In order to ensure that a defendant’s rights are protected, particularly when there is a chance of incarceration, the trial judge should make sure the defendant is fully aware of what is at stake. Schilling’s failure to do that, "the searching inquiry," provided the basis for Murphy’s ruling.

Notwithstanding the Court’s concern Mongielo is going into the new trial without separate counsel. "I can’t afford an attorney to go any further in this, but what does one do to defend their rights? The only way to do it is to learn the law yourself."

Mongielo is proceeding on a theory of common law. "The only one who can decide if we’re guilty is a jury of our peers. So if they heard both sides of the case, they decide you’re guilty, then you’re guilty,” said Mongielo.

For non-lawyers, this breaks down as the law of common sense.

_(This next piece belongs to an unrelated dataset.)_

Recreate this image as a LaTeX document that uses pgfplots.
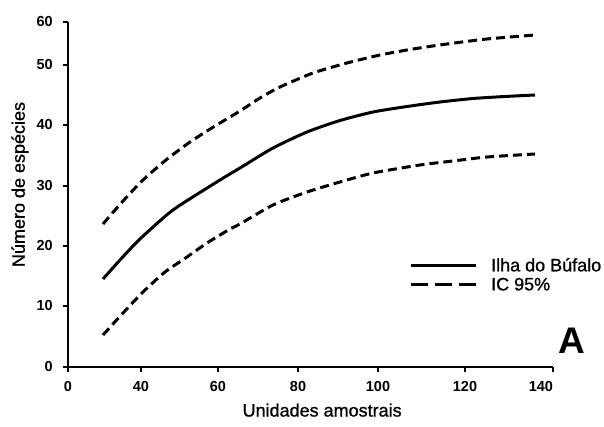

At Mongielo’s arraignment on November 20 for his new trial, he experienced the risks of self-representation. He had prepared a Motion to Quash, which sought to set aside the need for a trial based on the lack of personal jurisdiction. Quoting Fontenot v. State (932 S.w.2d 185), Mongielo asserted, "Where the court is without jurisdiction, it has no authority to do anything other than to dismiss the case." The Court refused to consider it, based on his failure to note on the record that his original attorney, Frank Housh, was no longer representing him.

If the Motion to Quash fails on December 4, the new court date, and Mongielo proceeds without separate counsel, he will likely speak to the concept of jury nullification. This occurs when a juror, who has the ability to question not just the facts and the application of the law, but the rationality of the law itself, acquits even if the defendant is technically guilty of breaking the law. If the law makes no sense, the duty of the jury (as it was designed and has always the power to do) should find the defendant not guilty. This is what preserves the power in the hands of the people and not the government. If the jury votes to acquit, even in contravention of the judge’s instructions, the acquittal will stand.
The jury has the final say.

Most jurors, however, are unaware of this and instead follow whatever the judge tells them. The ignorance of juries is the one principle ingredient needed to create a police state. The founding fathers felt in order to preserve freedom the right of the jury to veto any law on a case by case basis was essential.

Thomas Jefferson went as far as to say that given a choice between the right of people to vote or to have juries, he would choose juries because legislators could enact any anti-freedom law, but only the jury can enforce them since no one can go to jail without the consent of the jury.

He meant that if jurors refused to convict their fellow citizens on unjust laws, the legislators powers would be ineffective.
A good example of this was the fugitive slave law. Although it was a federal law of the land, northern jurors refused to convict people who helped fellow human beings legally designated as slaves escape.

Jefferson, Franklin, Hamilton and others felt the only way a government could become authoritarian is if the juries forgot their age-old and time honored authority to nullify any law.

Seems to us no informed jury would send a man to jail for violating a sign ordinance.